Having previously used the SD-ZX2522’s brioche mode to make panettone, I then decide to adopt the brioche recipe of the SD-ZP2000 to a panettone one. That’s right, I’m freestyling.
While keeping most ingredients the same, I add in half a tablespoon more of sugar and eschew milk powder, replacing the water in the recipe with semi-skimmed milk. When adding the butter, I also chuck in 50g each of orange peel, sultanas and currants.
Mixing in additional ingredients causes the machine to get a little louder – there are some popping sounds – but generally the SD-ZP2000 runs remarkably quietly.
I opt for the medium crust colour, which comes out nice on top, although perhaps a little too brown around the bottom. But the resulting panettone loaf is soft and delicious. It’s light and fluffy on the inside, with a very even spread of fruit.
The instructions also mention you can make brioche the ‘simple way’, by adding the extra butter with other ingredients at the beginning of the process.

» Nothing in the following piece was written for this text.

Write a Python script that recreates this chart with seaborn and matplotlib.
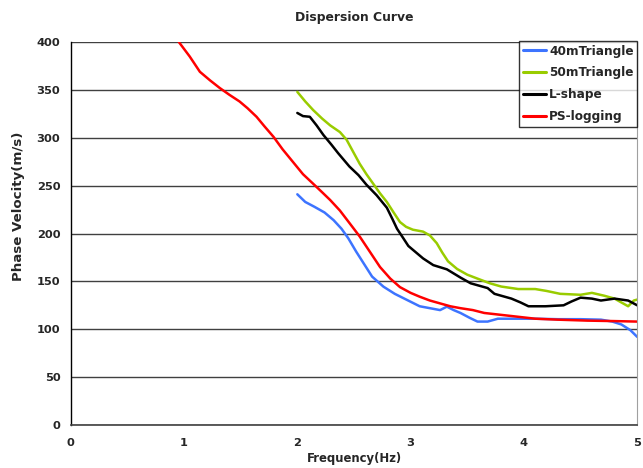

While there is an ominous warning – ‘this brioche is a little different than the other’ – the subsequent brioche is just as light and fragrant as the first one.
I also decide to forego the second manual process of brioche-making: the removal of the kneading blade and the buttering of the pan. There’s just no need. The loaf doesn’t get stuck in the pan and the kneading blade doesn’t do too much damage. The brioche has perhaps a slightly thinner crust – a possible result of not having baked in a buttered tin – but the overall difference is negligible.
Generally, the SD-ZP2000 performs well, even if the results are slightly more brown than ideal. Still, the difference is mostly cosmetic – as nothing is overdone enough to affect the flavour or texture.
Should I Buy It?
If you love a hefty crust above all else, the Panasonic SD-ZP2000 is the breadmaker for you, delivering consistently delicious results.
However, if – like me – you’re a fan of variety, it’s worth keeping in mind that for a similar price, you can get your paws on a Panasonic SD-ZX2522 that offers more in terms of programs, including sourdough, rye and extra gluten-free options.
Excels at hard crust, but other Panasonic models have more programs.